Pickrell’s final quote reads “[t]he battle to democratize the political system is not just a plank among others in a democratic socialist platform: it is the leading edge of the class political struggle that makes socialism possible.” And our problem with this whole letter is spelled out in clear language. The difference between myself and our friend is that my commitment to Marxism is wholly out of a desire for revolt, for abolition, not structural reform or subjugation of the masses through a new red parliament. Democratic Socialism is one of the most beloved negations of Marxism around, and it is an old one. However, we must stave off these attempts of pacification of the working class. My belief is in all power to the councils, not all power to the representatives, and I hope my friends would agree with me. Concluding the whole letter, Pickrell states “[h]uman freedom is only possible after we’ve done away with the Constitution’s tyranny of a minority.” I know my Marxist horse is well dead and beaten, but again we must reject this angle of reform. A “majoritarian” constitution does not fundamentally change the reality of bourgeois parliament and its alienation from the working class movement.
In summary, my friend here, while writing quite eloquently, is clearly mistaken if he wishes to cast his lot with the working class.

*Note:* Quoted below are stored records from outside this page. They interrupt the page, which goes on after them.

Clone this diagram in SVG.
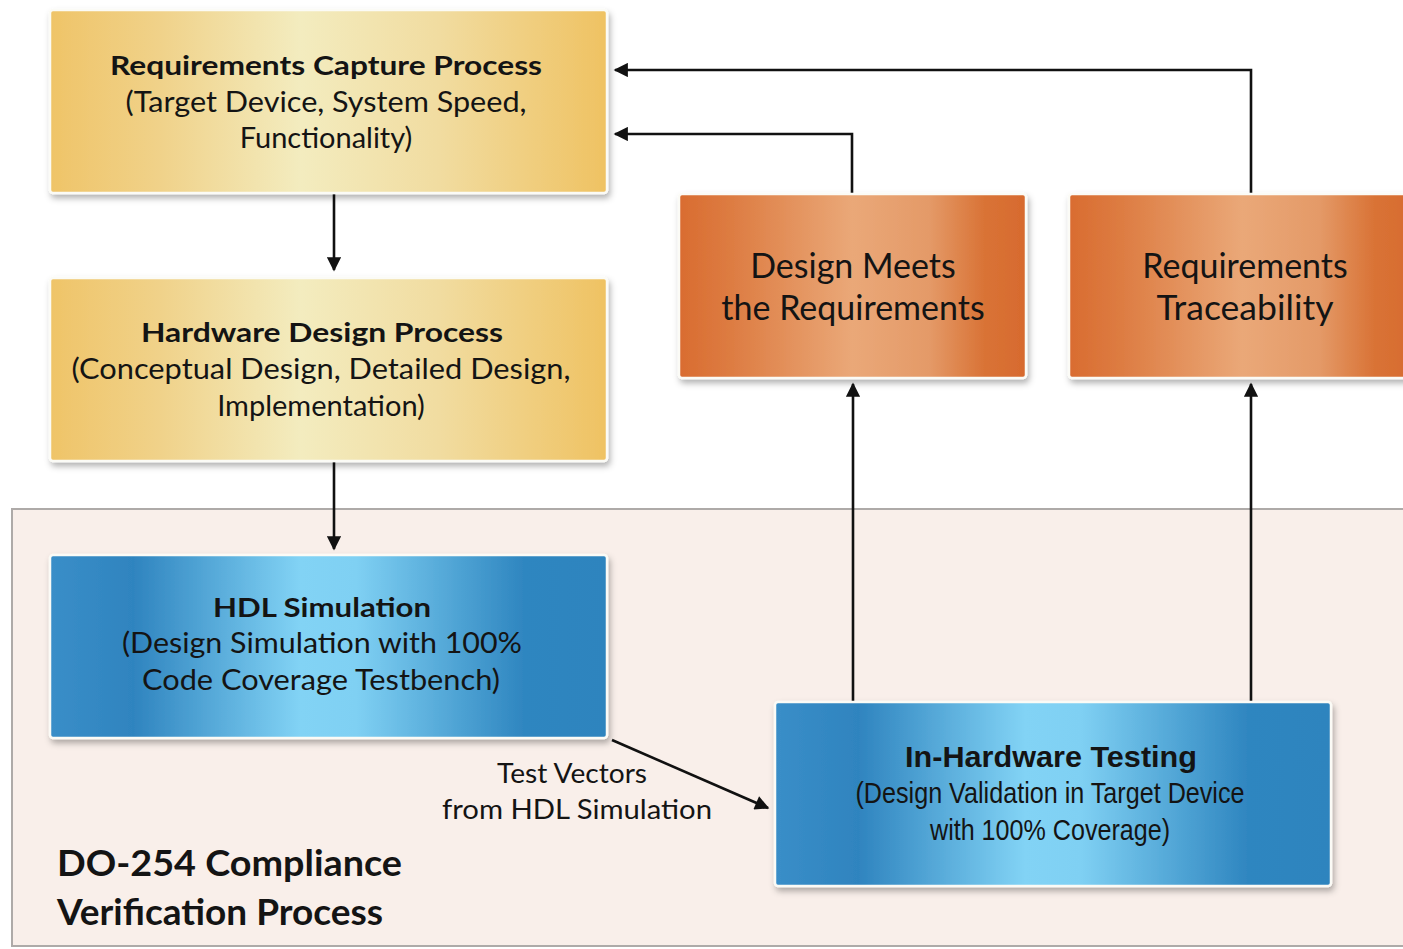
<svg xmlns="http://www.w3.org/2000/svg" width="1403" height="949" viewBox="0 0 1403 949">
  <defs>
    <linearGradient id="gYellow" x1="0" y1="0" x2="1" y2="0">
      <stop offset="0" stop-color="#efc468"/>
      <stop offset="0.2" stop-color="#f0d28a"/>
      <stop offset="0.45" stop-color="#f3ecbf"/>
      <stop offset="0.7" stop-color="#f1dca0"/>
      <stop offset="1" stop-color="#efc262"/>
    </linearGradient>
    <linearGradient id="gOrange" x1="0" y1="0" x2="1" y2="0">
      <stop offset="0" stop-color="#d96c30"/>
      <stop offset="0.15" stop-color="#dd7c42"/>
      <stop offset="0.5" stop-color="#eaa878"/>
      <stop offset="0.72" stop-color="#e49a68"/>
      <stop offset="0.88" stop-color="#d97336"/>
      <stop offset="1" stop-color="#d76a2e"/>
    </linearGradient>
    <linearGradient id="gBlue" x1="0" y1="0" x2="1" y2="0">
      <stop offset="0" stop-color="#3a8ec8"/>
      <stop offset="0.15" stop-color="#2f84bf"/>
      <stop offset="0.45" stop-color="#82d3f5"/>
      <stop offset="0.55" stop-color="#7fd0f3"/>
      <stop offset="0.85" stop-color="#2f86c0"/>
      <stop offset="1" stop-color="#2f84be"/>
    </linearGradient>
    <filter id="shadow" x="-5%" y="-5%" width="112%" height="115%">
      <feDropShadow dx="2" dy="4" stdDeviation="3" flood-color="#000" flood-opacity="0.3"/>
    </filter>
    <marker id="arrow" viewBox="0 0 10 10" refX="9" refY="5" markerWidth="6" markerHeight="5.5" orient="auto" markerUnits="strokeWidth">
      <path d="M0,0 L10,5 L0,10 Z" fill="#111"/>
    </marker>
    <style>
      .box { stroke: #fbfbf6; stroke-width: 2.5; filter: url(#shadow); }
      .t { font-family: "Futura", "Lato", "Liberation Sans", sans-serif; fill: #141414; text-anchor: middle; }
      .b { font-weight: bold; font-size: 27px; }
      .r { font-size: 29px; }
      .big { font-size: 34px; }
      .n { font-family: "Liberation Sans", sans-serif; fill: #141414; text-anchor: middle; }
      .s { text-anchor: start; }
      .conn { fill: none; stroke: #111; stroke-width: 2.6; marker-end: url(#arrow); }
    </style>
  </defs>

  <rect width="1403" height="949" fill="#ffffff"/>

  <!-- verification region -->
  <g id="region">
    <rect x="12" y="509" width="1400" height="437" fill="#f9efea" stroke="#aeaaa8" stroke-width="2"/>
    <text class="t s" x="57" y="876" font-size="36" font-weight="bold" textLength="345" lengthAdjust="spacingAndGlyphs">DO-254 Compliance</text>
    <text class="t s" x="57" y="925" font-size="36" font-weight="bold" textLength="326" lengthAdjust="spacingAndGlyphs">Verification Process</text>
  </g>

  <!-- connectors -->
  <g id="connectors">
    <path class="conn" d="M334,194 V270"/>
    <path class="conn" d="M334,462 V549"/>
    <path class="conn" d="M852,193 V134 H615"/>
    <path class="conn" d="M1251,193 V70 H615"/>
    <path class="conn" d="M853,702 V384"/>
    <path class="conn" d="M1251,702 V384"/>
    <path class="conn" d="M612,740 L768,808"/>
    <text class="t" x="572" y="783" font-size="27" textLength="150" lengthAdjust="spacingAndGlyphs">Test Vectors</text>
    <text class="t" x="577" y="819" font-size="27" textLength="270" lengthAdjust="spacingAndGlyphs">from HDL Simulation</text>
  </g>

  <g id="req-capture">
    <rect class="box" x="50" y="10" width="557" height="183" rx="3" fill="url(#gYellow)"/>
    <text class="t b" x="326" y="75" textLength="432" lengthAdjust="spacingAndGlyphs">Requirements Capture Process</text>
    <text class="t r" x="326" y="112" textLength="401" lengthAdjust="spacingAndGlyphs">(Target Device, System Speed,</text>
    <text class="t r" x="326" y="148">Functionality)</text>
  </g>

  <g id="hw-design">
    <rect class="box" x="50" y="278" width="557" height="183" rx="3" fill="url(#gYellow)"/>
    <text class="t b" x="322" y="342" textLength="362" lengthAdjust="spacingAndGlyphs">Hardware Design Process</text>
    <text class="t r" x="321" y="379" textLength="499" lengthAdjust="spacingAndGlyphs">(Conceptual Design, Detailed Design,</text>
    <text class="t r" x="321" y="416">Implementation)</text>
  </g>

  <g id="hdl-sim">
    <rect class="box" x="50" y="555" width="557" height="183" rx="3" fill="url(#gBlue)"/>
    <text class="t b" x="322" y="617" textLength="218" lengthAdjust="spacingAndGlyphs">HDL Simulation</text>
    <text class="t r" x="322" y="653" textLength="400" lengthAdjust="spacingAndGlyphs">(Design Simulation with 100%</text>
    <text class="t r" x="321" y="690" textLength="358" lengthAdjust="spacingAndGlyphs">Code Coverage Testbench)</text>
  </g>

  <g id="design-meets">
    <rect class="box" x="679" y="194" width="347" height="184" rx="3" fill="url(#gOrange)"/>
    <text class="t big" x="853" y="278">Design Meets</text>
    <text class="t big" x="853" y="320">the Requirements</text>
  </g>

  <g id="traceability">
    <rect class="box" x="1069" y="194" width="347" height="184" rx="3" fill="url(#gOrange)"/>
    <text class="t big" x="1245" y="278">Requirements</text>
    <text class="t big" x="1245" y="320" textLength="177" lengthAdjust="spacingAndGlyphs">Traceability</text>
  </g>

  <g id="in-hw-testing">
    <rect class="box" x="775" y="702" width="556" height="184" rx="3" fill="url(#gBlue)"/>
    <text class="n" x="1051" y="767" font-size="30" font-weight="bold" textLength="292" lengthAdjust="spacingAndGlyphs">In-Hardware Testing</text>
    <text class="n" x="1050" y="803" font-size="29" textLength="389" lengthAdjust="spacingAndGlyphs">(Design Validation in Target Device</text>
    <text class="n" x="1050" y="840" font-size="29" textLength="240" lengthAdjust="spacingAndGlyphs">with 100% Coverage)</text>
  </g>
</svg>
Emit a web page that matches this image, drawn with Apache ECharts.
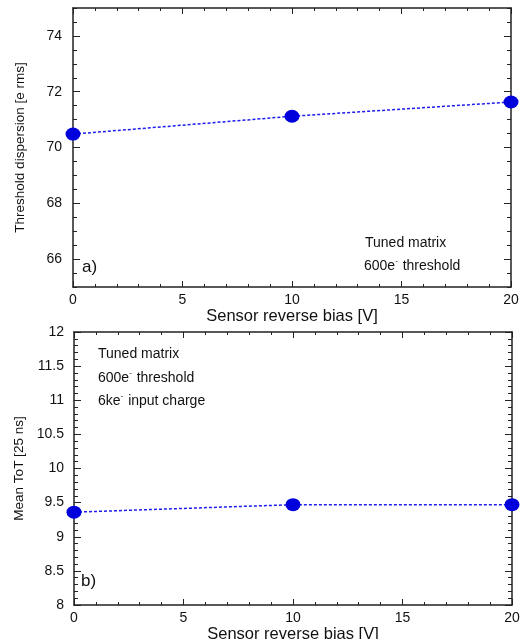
<!DOCTYPE html>
<html>
<head>
<meta charset="utf-8">
<script src="https://cdn.jsdelivr.net/npm/echarts@6/dist/echarts.min.js"></script>
<style>
  html, body { margin: 0; padding: 0; background: #fff; }
  #chart { width: 528px; height: 639px; }
</style>
</head>
<body>
<div id="chart"></div>
<script>
// sensor bias points and the two measured quantities
const biasV = [0, 10, 20]
const thrDispersion = [70.48, 71.12, 71.63]
const meanToT = [9.36, 9.47, 9.47]
const thrLabels = [66, 68, 70, 72, 74]

const FONT = 'Liberation Sans'
const AXIS_COLOR = '#222'
const LINE_COLOR = '#1c1cf0'
const DOT_COLOR = '#0000dc'

const chart = echarts.init(document.getElementById('chart'))

const toPairs = (xs, ys) => xs.map((x, i) => [x, ys[i]])

// bottom + top x axis for a grid (box frame with inward ticks)
function xAxes (gridIndex, nameGap) {
  const base = {
    type: 'value',
    gridIndex: gridIndex,
    min: 0,
    max: 20,
    interval: 5,
    axisLine: { show: true, onZero: false, lineStyle: { color: AXIS_COLOR, width: 1.5 } },
    axisTick: { show: true, inside: true, length: 6, lineStyle: { color: AXIS_COLOR } },
    minorTick: { show: true, splitNumber: 5, length: 3, lineStyle: { color: AXIS_COLOR } },
    splitLine: { show: false }
  }
  return [
    Object.assign({}, base, {
      position: 'bottom',
      name: 'Sensor reverse bias [V]',
      nameLocation: 'middle',
      nameGap: nameGap,
      nameTextStyle: { fontFamily: FONT, fontSize: 16.5, color: '#111' },
      axisLabel: { fontFamily: FONT, fontSize: 14, color: '#111', margin: 6 }
    }),
    Object.assign({}, base, { position: 'top', axisLabel: { show: false } })
  ]
}

const yLine = { show: true, onZero: false, lineStyle: { color: AXIS_COLOR, width: 1.5 } }
const noLine = { show: false }

// long ticks at the labelled values of panel a), on a helper grid spanning 66..74
function majorTicks (position) {
  return {
    type: 'value', gridIndex: 2, position: position, min: 66, max: 74, interval: 2,
    axisLine: noLine,
    axisTick: { show: true, inside: true, length: 7, lineStyle: { color: AXIS_COLOR } },
    axisLabel: { show: false }, splitLine: { show: false }
  }
}

chart.setOption({
  animation: false,
  grid: [
    { left: 73, top: 8, width: 438, height: 279, outerBoundsMode: 'none' },
    { left: 74, top: 332, width: 438, height: 273, outerBoundsMode: 'none' },
    { left: 73, top: 8 + 279 * 0.1, width: 438, height: 279 * 0.8, outerBoundsMode: 'none' }
  ],
  xAxis: [].concat(xAxes(0, 19), xAxes(1, 19), [{
    type: 'value', gridIndex: 2, min: 0, max: 20, show: false
  }]),
  yAxis: [
    // a) left, labels + short ticks every 0.5
    {
      type: 'value', gridIndex: 0, position: 'left', min: 65, max: 75, interval: 0.5,
      name: 'Threshold dispersion [e rms]',
      nameLocation: 'middle', nameGap: 46,
      nameTextStyle: { fontFamily: FONT, fontSize: 13.5, color: '#111' },
      axisLine: yLine,
      axisTick: { show: true, inside: true, length: 4, lineStyle: { color: AXIS_COLOR } },
      axisLabel: {
        fontFamily: FONT, fontSize: 14, color: '#111', margin: 11,
        formatter: v => (thrLabels.indexOf(v) >= 0 ? String(v) : '')
      },
      splitLine: { show: false }
    },
    // a) right frame
    {
      type: 'value', gridIndex: 0, position: 'right', min: 65, max: 75, interval: 0.5,
      axisLine: yLine,
      axisTick: { show: true, inside: true, length: 4, lineStyle: { color: AXIS_COLOR } },
      axisLabel: { show: false }, splitLine: { show: false }
    },
    majorTicks('left'),
    majorTicks('right'),
    // b) left
    {
      type: 'value', gridIndex: 1, position: 'left', min: 8, max: 12, interval: 0.5,
      name: 'Mean ToT [25 ns]',
      nameLocation: 'middle', nameGap: 45,
      nameTextStyle: { fontFamily: FONT, fontSize: 13.5, color: '#111' },
      axisLine: yLine,
      axisTick: { show: true, inside: true, length: 7, lineStyle: { color: AXIS_COLOR } },
      minorTick: { show: true, splitNumber: 5, length: 4, lineStyle: { color: AXIS_COLOR } },
      axisLabel: { fontFamily: FONT, fontSize: 14, color: '#111', margin: 10 },
      splitLine: { show: false }
    },
    // b) right frame
    {
      type: 'value', gridIndex: 1, position: 'right', min: 8, max: 12, interval: 0.5,
      axisLine: yLine,
      axisTick: { show: true, inside: true, length: 7, lineStyle: { color: AXIS_COLOR } },
      minorTick: { show: true, splitNumber: 5, length: 4, lineStyle: { color: AXIS_COLOR } },
      axisLabel: { show: false }, splitLine: { show: false }
    }
  ],
  series: [
    {
      type: 'line', xAxisIndex: 0, yAxisIndex: 0,
      data: toPairs(biasV, thrDispersion),
      symbol: 'circle', symbolSize: [15, 13],
      itemStyle: { color: DOT_COLOR },
      lineStyle: { color: LINE_COLOR, width: 1.5, type: [3, 2] },
      clip: false, z: 5
    },
    {
      type: 'line', xAxisIndex: 2, yAxisIndex: 4,
      data: toPairs(biasV, meanToT),
      symbol: 'circle', symbolSize: [15, 13],
      itemStyle: { color: DOT_COLOR },
      lineStyle: { color: LINE_COLOR, width: 1.5, type: [3, 2] },
      clip: false, z: 5
    }
  ],
  graphic: (function () {
    const rich = {
      n: { fontFamily: FONT, fontSize: 14, fill: '#111' },
      sup: { fontFamily: FONT, fontSize: 8, fill: '#111', padding: [0, 1, 10, 0] }
    }
    const note = (x, y, text) => ({
      type: 'text', left: x, top: y,
      style: { text: text, rich: rich, fontFamily: FONT, fontSize: 14, fill: '#111' }
    })
    const tag = (x, y, text) => ({
      type: 'text', left: x, top: y,
      style: { text: text, fontFamily: FONT, fontSize: 17, fill: '#111' }
    })
    return [
      note(365, 236, '{n|Tuned matrix}'),
      note(364, 257, '{n|600e}{sup|-}{n| threshold}'),
      tag(82, 259, 'a)'),
      note(98, 347, '{n|Tuned matrix}'),
      note(98, 369, '{n|600e}{sup|-}{n| threshold}'),
      note(98, 392, '{n|6ke}{sup|-}{n| input charge}'),
      tag(81, 573, 'b)')
    ]
  })()
})
</script>
</body>
</html>
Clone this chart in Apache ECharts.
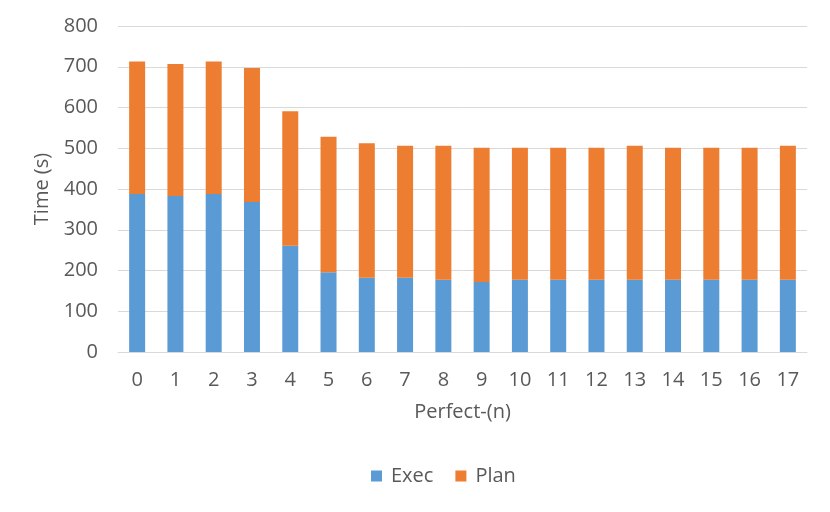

The workers movement brewing in our brains and in the workplaces across the world is absolutely a movement for abolitionism, we are to be abolitionists in a modern moment, and I hope our comrades will agree with me. It has been a long time since the era of Kautsky, and many of us have hoped his feelings would have subsided, but it seems that we were a bit presumptuous in our wishful thinking. This particular variety of socialization can only be combated through the continuous adaptation of the old Marxist tradition of analysis regarding the material conditions that find us. We do this through the ruthless critique of all that exists, especially the structures and ideas that currently subjugate us. Friends, the “job” of a movement is not to forge our own chains, but to smash them entirely.
I’d like to end these remarks with just one idea for you to keep in your back pocket. Revolution cannot ever come with masses banging on the doors of Congress, rather they must grind those doors to dust. The parliament used to enslave the masses will not free them, for it is fundamentally a tool of popular enslavement.